Электроды были помещены у свода черепа, где нервные волокна встречают на своем пути область мозга, в которой формируется память, – гиппокамп. Когда напряжение в стимуляторе вполовину уменьшили, эффект от стимуляции в виде значительных улучшений вербальной памяти сохранялся по-прежнему на протяжении нескольких последующих месяцев. (Правда, все это нисколько не помогло пациенту избавиться от лишнего веса.)
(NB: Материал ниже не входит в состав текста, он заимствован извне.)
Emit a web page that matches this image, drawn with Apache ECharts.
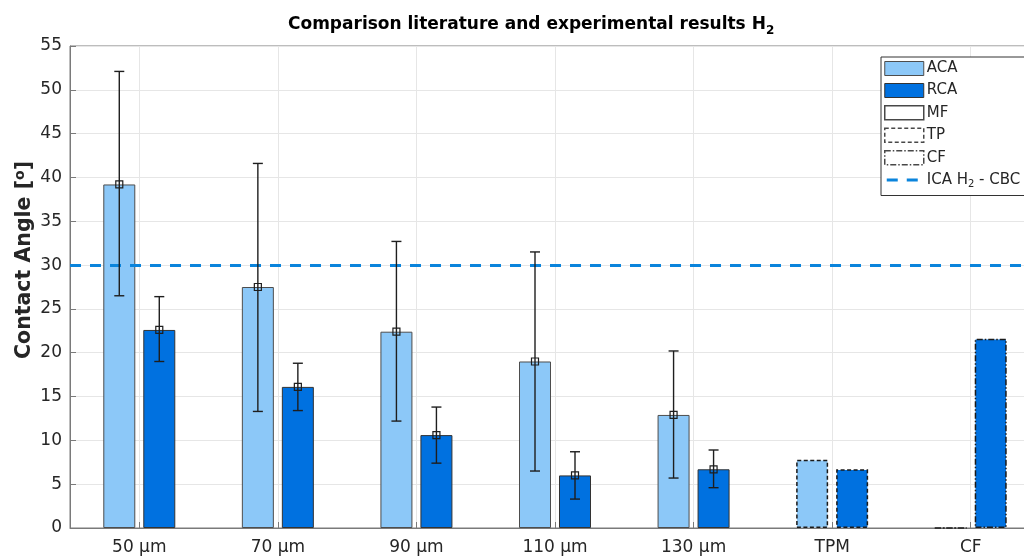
<!DOCTYPE html>
<html>
<head>
<meta charset="utf-8">
<script src="https://cdn.jsdelivr.net/npm/echarts@6/dist/echarts.min.js"></script>
<style>
  html, body { margin: 0; padding: 0; background: #fff; overflow: hidden; width: 1024px; height: 560px; }
  /* the axes run a little past the right edge of the window */
  #chart { width: 1040px; height: 560px; }
</style>
</head>
<body>
<div id="chart"></div>
<script>
// Contact angle data (degrees)
const categories = ['50 µm', '70 µm', '90 µm', '110 µm', '130 µm', 'TPM', 'CF'];
const acaValues = [39.2, 27.5, 22.4, 19.0, 12.9, 7.8, 0];
const rcaValues = [22.6, 16.1, 10.6, 6.0, 6.7, 6.7, 21.6];
// Error ranges for the measured samples (first five categories)
const acaLow  = [26.5, 13.3, 12.2, 6.5, 5.7];
const acaHigh = [52.1, 41.6, 32.7, 31.5, 20.2];
const rcaLow  = [19.0, 13.4, 7.4, 3.3, 4.6];
const rcaHigh = [26.4, 18.8, 13.8, 8.7, 8.9];
// Reference value: intrinsic contact angle H2 - CBC
const icaValue = 30;
const yTicks = { min: 0, max: 55, interval: 5 };

const FONT = 'DejaVu Sans';
const TEXT = '#262626';
const AXIS = '#7a7a7a';
const ACA_COLOR = '#8cc8f8';
const RCA_COLOR = '#0071e0';
const ICA_COLOR = '#0a84dc';
const BAR_W = 32;
const BAR_GAP = 8;
const DASH = [4, 2.5];
const DASH_DOT = [6, 2, 1.5, 2];
const ICA_NAME = 'ICA H\u2082 - CBC';
// legend glyph: two short dashes, framed by invisible corner points so it keeps its proportions
const DASH_ICON = 'path://M0,0 L0.01,0 L0,0.01 Z M2,5.5 L13,5.5 L13,8.5 L2,8.5 Z M22,5.5 L33,5.5 L33,8.5 L22,8.5 Z M39,14 L38.99,14 L39,13.99 Z';

// literature entries (TPM, CF) get dashed / dash-dot outlines
function barItems(values) {
  return values.map((v, i) => {
    const item = { value: v };
    if (categories[i] === 'TPM') item.itemStyle = { borderType: DASH, borderColor: '#1a1a1a', borderWidth: 1.5 };
    if (categories[i] === 'CF') item.itemStyle = { borderType: DASH_DOT, borderColor: '#1a1a1a', borderWidth: 1.5 };
    return item;
  });
}

function errorItems(low, high, mid) {
  return low.map((lo, i) => [i, lo, high[i], mid[i]]);
}

function errorSeries(name, data, side) {
  return {
    type: 'custom',
    name: name,
    z: 5,
    silent: true,
    data: data,
    encode: { x: 0, y: [1, 2, 3] },
    renderItem: function (params, api) {
      const idx = api.value(0);
      const shift = side * (BAR_W + BAR_GAP) / 2;
      const lo = api.coord([idx, api.value(1)]);
      const hi = api.coord([idx, api.value(2)]);
      const mid = api.coord([idx, api.value(3)]);
      const x = lo[0] + shift;
      const cap = 5;
      const m = 3.5;
      const style = { stroke: '#1e1e1e', lineWidth: 1.4, fill: null };
      return {
        type: 'group',
        children: [
          { type: 'line', shape: { x1: x, y1: lo[1], x2: x, y2: hi[1] }, style: style },
          { type: 'line', shape: { x1: x - cap, y1: hi[1], x2: x + cap, y2: hi[1] }, style: style },
          { type: 'line', shape: { x1: x - cap, y1: lo[1], x2: x + cap, y2: lo[1] }, style: style },
          { type: 'rect', shape: { x: x - m, y: mid[1] - m, width: 2 * m, height: 2 * m }, style: { stroke: '#1e1e1e', lineWidth: 1.2, fill: 'rgba(0,0,0,0)' } }
        ]
      };
    }
  };
}

const chart = echarts.init(document.getElementById('chart'), null, { renderer: 'canvas' });

const outline = { color: '#fff', borderColor: '#1a1a1a', borderWidth: 1.5 };

chart.setOption({
  animation: false,
  backgroundColor: '#ffffff',
  textStyle: { fontFamily: FONT, color: TEXT },
  title: {
    text: '{t|Comparison literature and experimental results H}{s|2}',
    left: 283,
    top: 8,
    textStyle: {
      rich: {
        t: { fontFamily: FONT, fontSize: 17, fontWeight: 'bold', color: '#000' },
        s: { fontFamily: FONT, fontSize: 12, fontWeight: 'bold', color: '#000', padding: [12, 0, 0, 0] }
      }
    }
  },
  graphic: [{
    type: 'text',
    x: 25,
    y: 260,
    rotation: Math.PI / 2,
    style: {
      text: '{n|Contact Angle [}{s|o}{n|]}',
      align: 'center',
      verticalAlign: 'middle',
      rich: {
        n: { fontFamily: FONT, fontSize: 20.5, fontWeight: 'bold', fill: TEXT },
        s: { fontFamily: FONT, fontSize: 14, fontWeight: 'bold', fill: TEXT, padding: [0, 0, 10, 0] }
      }
    }
  }],
  legend: {
    orient: 'vertical',
    left: 881,
    top: 57,
    padding: [4, 60, 6, 3],
    itemWidth: 39,
    itemHeight: 14,
    itemGap: 7,
    selectedMode: false,
    backgroundColor: '#fff',
    borderColor: '#333',
    borderWidth: 1,
    data: [
      { name: 'ACA', icon: 'rect', itemStyle: { color: ACA_COLOR, borderColor: '#4d4d4d', borderWidth: 1 } },
      { name: 'RCA', icon: 'rect', itemStyle: { color: RCA_COLOR, borderColor: '#333', borderWidth: 1 } },
      { name: 'MF', icon: 'rect', itemStyle: Object.assign({}, outline) },
      { name: 'TP', icon: 'rect', itemStyle: Object.assign({ borderType: DASH }, outline) },
      { name: 'CF', icon: 'rect', itemStyle: Object.assign({ borderType: DASH_DOT }, outline) },
      { name: ICA_NAME, icon: DASH_ICON, itemStyle: { color: ICA_COLOR, borderWidth: 0 } }
    ],
    formatter: function (name) {
      return name === ICA_NAME ? '{a|ICA H}{b|2}{a| - CBC}' : name;
    },
    textStyle: {
      fontFamily: FONT, fontSize: 15, color: TEXT, padding: [0, 0, 0, -2],
      rich: {
        a: { fontFamily: FONT, fontSize: 15, color: TEXT },
        b: { fontFamily: FONT, fontSize: 10, color: TEXT, padding: [9, 0, 0, 0] }
      }
    }
  },
  grid: {
    left: 70,
    right: 0,
    top: 46,
    bottom: 32,
    show: true,
    borderColor: AXIS,
    borderWidth: 1,
    backgroundColor: '#fff'
  },
  xAxis: {
    type: 'category',
    data: categories,
    axisLine: { lineStyle: { color: AXIS, width: 1 } },
    axisTick: { show: true, inside: true, alignWithLabel: true, length: 6, lineStyle: { color: AXIS } },
    axisLabel: { fontFamily: FONT, fontSize: 17, color: TEXT, margin: 11 },
    splitLine: { show: true, alignWithLabel: true, lineStyle: { color: '#e6e6e6', width: 1 } }
  },
  yAxis: {
    type: 'value',
    min: yTicks.min,
    max: yTicks.max,
    interval: yTicks.interval,
    axisLine: { show: true, lineStyle: { color: AXIS, width: 1 } },
    axisTick: { show: true, inside: true, length: 6, lineStyle: { color: AXIS } },
    axisLabel: { fontFamily: FONT, fontSize: 17, color: TEXT, margin: 8 },
    splitLine: { show: true, lineStyle: { color: '#e6e6e6', width: 1 } }
  },
  series: [
    {
      name: 'ACA',
      type: 'bar',
      barWidth: BAR_W,
      barGap: (BAR_GAP / BAR_W * 100) + '%',
      data: barItems(acaValues),
      itemStyle: { color: ACA_COLOR, borderColor: '#4d4d4d', borderWidth: 1 },
      z: 3
    },
    {
      name: 'RCA',
      type: 'bar',
      barWidth: BAR_W,
      barGap: (BAR_GAP / BAR_W * 100) + '%',
      data: barItems(rcaValues),
      itemStyle: { color: RCA_COLOR, borderColor: '#333', borderWidth: 1 },
      z: 3
    },
    // outline-style keys (no marks of their own)
    { name: 'MF', type: 'scatter', data: [], itemStyle: Object.assign({}, outline) },
    { name: 'TP', type: 'scatter', data: [], itemStyle: Object.assign({ borderType: DASH }, outline) },
    { name: 'CF', type: 'scatter', data: [], itemStyle: Object.assign({ borderType: DASH_DOT }, outline) },
    {
      name: ICA_NAME,
      type: 'line',
      data: [],
      symbol: 'none',
      lineStyle: { color: ICA_COLOR, width: 3, type: [11, 9] },
      itemStyle: { color: ICA_COLOR },
      markLine: {
        silent: true,
        symbol: 'none',
        label: { show: false },
        lineStyle: { color: ICA_COLOR, width: 3, type: [11, 9] },
        data: [{ yAxis: icaValue }]
      },
      z: 4
    },
    errorSeries('ACA error', errorItems(acaLow, acaHigh, acaValues), -1),
    errorSeries('RCA error', errorItems(rcaLow, rcaHigh, rcaValues), 1)
  ]
});
</script>
</body>
</html>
По следам упомянутого исследования группа ученых из Калифорнийского университета в Лос-Анджелесе и Тель-Авивского университета[134] проверила на семерых пациентах, какое воздействие оказывает глубокая стимуляция гиппокампа и прилежащих областей мозга. Выяснилось, что в результате весьма значительно – на целые 64 % – улучшилась способность пациентов решать тест на запоминание. Однако исследование с более широким охватом[135], в котором приняли участие 49 человек, выявило прямо противоположный эффект: стимуляция мозга в действительности ухудшила память испытуемых. Ввиду различий в технических деталях двух экспериментов ученым не удалось сделать сколько-нибудь определенных выводов из этих взаимно противоречивых результатов.